The resistance of the government and people in Ukraine and my own personal interactions with colleagues in business education there over the past 20 years suggests that Ukraine has made significant progress even if it doesn’t show in some important measures. The opportunities in its future, if it is allowed to engage in a free marketplace, are extremely promising. The growth of the neighboring countries gives Ukrainian businesses trading partners that were not available to them 20 and 30 years ago. It is for us in the business and development communities to learn from both the successes and failures of the past 30 years. We must redouble our efforts in Ukraine and around the world to increase the opportunities for people and businesses by engaging with them as viable partners in mutually beneficial relationships. The consequences of failure have become painfully obvious.

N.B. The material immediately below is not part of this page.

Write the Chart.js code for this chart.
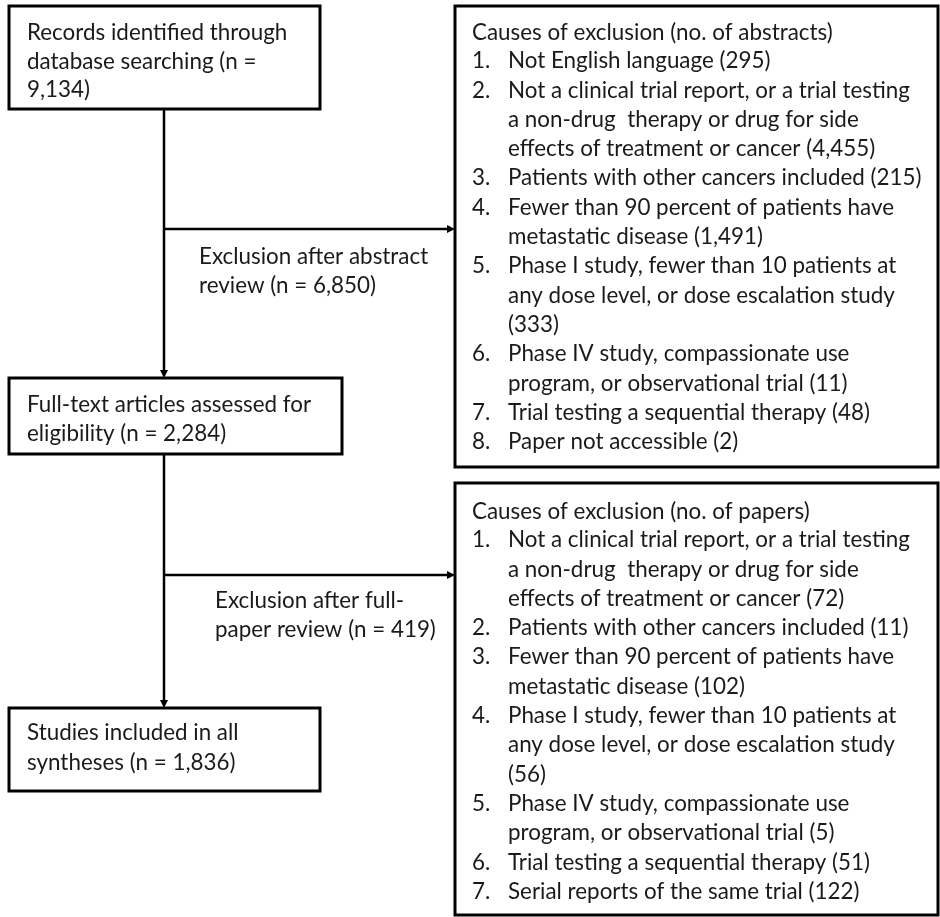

*For confirmation of figures regarding GDP per capita, see the World Bank DataBank: World Development Indications: https://databank.worldbank.org/reports.aspx?source=2&series=NY.GDP.MKTP.KD.ZG&country=SSF
*About the author: Paul Clyde is president of the William Davidson Institute at the University of Michigan, the Tom Lantos Professor of Business Administration and the Movses and Maija Kaldjian Collegiate Lecturer of Business Economic and Public Policy at the Ross School of Business, University of Michigan. He advised multiple central and eastern European governments in the early 1990s, including living in and advising the Czech and Slovak governments on competition policy in 1993. He has worked with faculty in many different business schools in Ukraine since 1999.